12.4 Upon request, representatives of a Member and Directors shall be given copies of any documents
open to their inspection upon payment of reasonable copying costs as determined by the Directors from time to time.
Part 13 – Notice
13.1 A notice may be given to a Member, an Authorized Representative or Member Delegate by mail to its registered address.
13.2 Notice may be given to the Directors or to the Society by mail to the registered address of the Society.
13.3 A notice sent by mail shall be deemed to have been given on the day on which the notice is posted, and in proving that notice has been given it is sufficient to prove that the notice was properly addressed and put in a Canadian post office receptacle.
13.4 Notice of a general meeting shall be given to:
(a) every Member shown on the register of Members on the day notice is given;
(b) every Member Delegate whose appointment is current as of the day notice given; and
(c) the auditor, if part 10 applies.
Part 14 – By-laws
14.1 Upon request a Member is entitled to a copy of the Constitution and By-laws of the Society free of charge.

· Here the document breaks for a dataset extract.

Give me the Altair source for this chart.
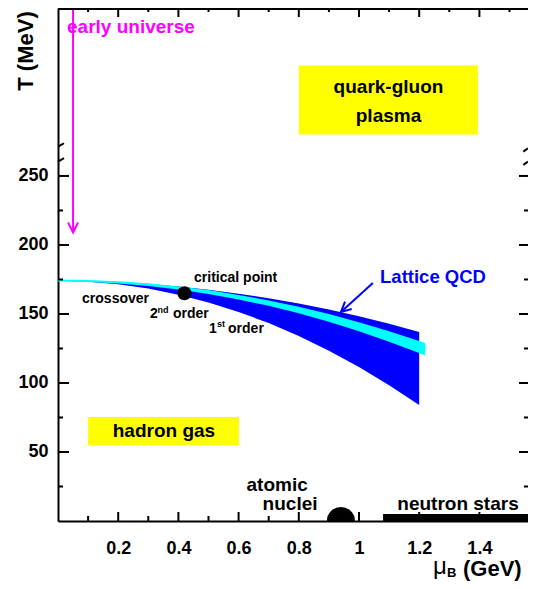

14.2 The By-laws shall not be altered or added to except by a Resolution of the Members provided that all Members have been given at least sixty (60) days notice of the proposed amendment.
Part 15 – Disassociation
15.1 Membership in the Society does not in itself imply the endorsement by the Society or any other Member of the philosophies of any particular Member.
15.2 The Society is not obliged to support a Member in pursuit of its specific objectives and policies, even though in general terms such objectives and policies may be within the scope of the Society’s interest. The onus is on the Member to win the support of the Society in such instances.
15.3 A Member shall have the right to disassociate itself from specific policy decisions of the Society provided it submits such dissent in writing with stated reasons to the Directors.
Part 16 – Fiscal Year
16.1 The fiscal year of the Society shall end on August 31.